▶ Work to complete
Reproduce all of the data below without alteration; exclude every picture.

▶ Provided data
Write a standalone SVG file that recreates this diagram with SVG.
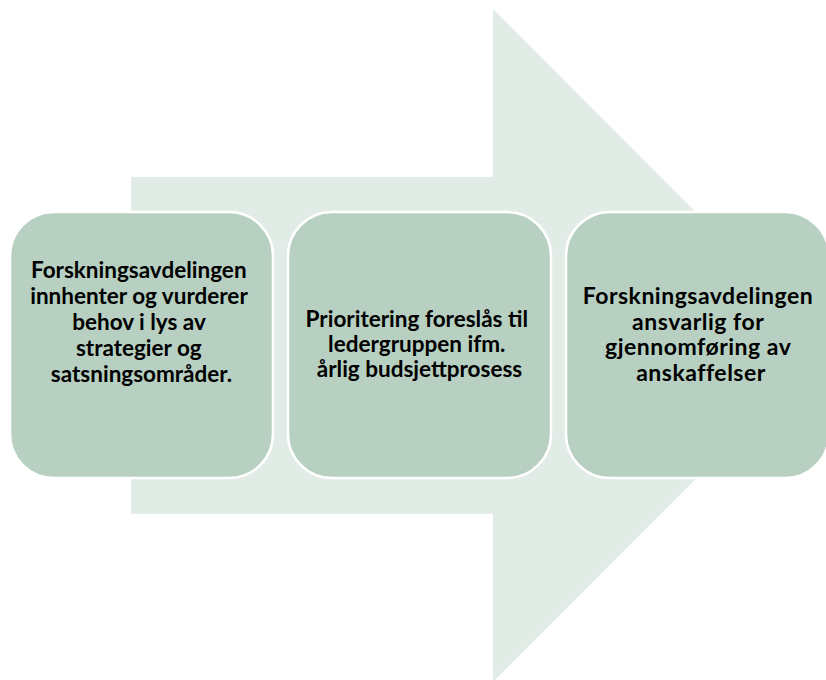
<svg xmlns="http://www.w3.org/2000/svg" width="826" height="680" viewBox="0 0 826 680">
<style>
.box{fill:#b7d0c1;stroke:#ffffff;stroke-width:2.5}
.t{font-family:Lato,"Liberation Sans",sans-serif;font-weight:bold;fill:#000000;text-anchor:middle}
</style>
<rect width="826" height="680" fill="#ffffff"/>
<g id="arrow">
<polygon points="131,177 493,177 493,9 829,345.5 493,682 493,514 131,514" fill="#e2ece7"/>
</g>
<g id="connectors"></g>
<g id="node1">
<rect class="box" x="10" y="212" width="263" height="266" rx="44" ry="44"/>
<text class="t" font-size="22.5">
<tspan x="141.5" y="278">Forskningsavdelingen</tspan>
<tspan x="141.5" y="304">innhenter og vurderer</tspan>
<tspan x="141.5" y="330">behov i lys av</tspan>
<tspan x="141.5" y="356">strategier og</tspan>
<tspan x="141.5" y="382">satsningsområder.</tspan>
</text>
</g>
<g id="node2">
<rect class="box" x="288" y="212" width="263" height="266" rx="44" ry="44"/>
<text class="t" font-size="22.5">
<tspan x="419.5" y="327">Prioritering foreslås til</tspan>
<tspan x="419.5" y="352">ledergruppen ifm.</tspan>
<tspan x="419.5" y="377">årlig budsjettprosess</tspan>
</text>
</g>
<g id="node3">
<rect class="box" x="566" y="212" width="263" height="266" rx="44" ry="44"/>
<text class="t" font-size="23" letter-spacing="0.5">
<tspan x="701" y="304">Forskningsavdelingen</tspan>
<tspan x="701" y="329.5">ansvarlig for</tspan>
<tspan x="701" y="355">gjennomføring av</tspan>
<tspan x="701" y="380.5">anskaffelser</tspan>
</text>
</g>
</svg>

▶ Right answer
Write a standalone SVG file that recreates this diagram with SVG.
<svg xmlns="http://www.w3.org/2000/svg" width="826" height="680" viewBox="0 0 826 680">
<style>
.box{fill:#b7d0c1;stroke:#ffffff;stroke-width:2.5}
.t{font-family:Lato,"Liberation Sans",sans-serif;font-weight:bold;fill:#000000;text-anchor:middle}
</style>
<rect width="826" height="680" fill="#ffffff"/>
<g id="arrow">
<polygon points="131,177 493,177 493,9 829,345.5 493,682 493,514 131,514" fill="#e2ece7"/>
</g>
<g id="connectors"></g>
<g id="node1">
<rect class="box" x="10" y="212" width="263" height="266" rx="44" ry="44"/>
<text class="t" font-size="22.5">
<tspan x="141.5" y="278">Forskningsavdelingen</tspan>
<tspan x="141.5" y="304">innhenter og vurderer</tspan>
<tspan x="141.5" y="330">behov i lys av</tspan>
<tspan x="141.5" y="356">strategier og</tspan>
<tspan x="141.5" y="382">satsningsområder.</tspan>
</text>
</g>
<g id="node2">
<rect class="box" x="288" y="212" width="263" height="266" rx="44" ry="44"/>
<text class="t" font-size="22.5">
<tspan x="419.5" y="327">Prioritering foreslås til</tspan>
<tspan x="419.5" y="352">ledergruppen ifm.</tspan>
<tspan x="419.5" y="377">årlig budsjettprosess</tspan>
</text>
</g>
<g id="node3">
<rect class="box" x="566" y="212" width="263" height="266" rx="44" ry="44"/>
<text class="t" font-size="23" letter-spacing="0.5">
<tspan x="701" y="304">Forskningsavdelingen</tspan>
<tspan x="701" y="329.5">ansvarlig for</tspan>
<tspan x="701" y="355">gjennomføring av</tspan>
<tspan x="701" y="380.5">anskaffelser</tspan>
</text>
</g>
</svg>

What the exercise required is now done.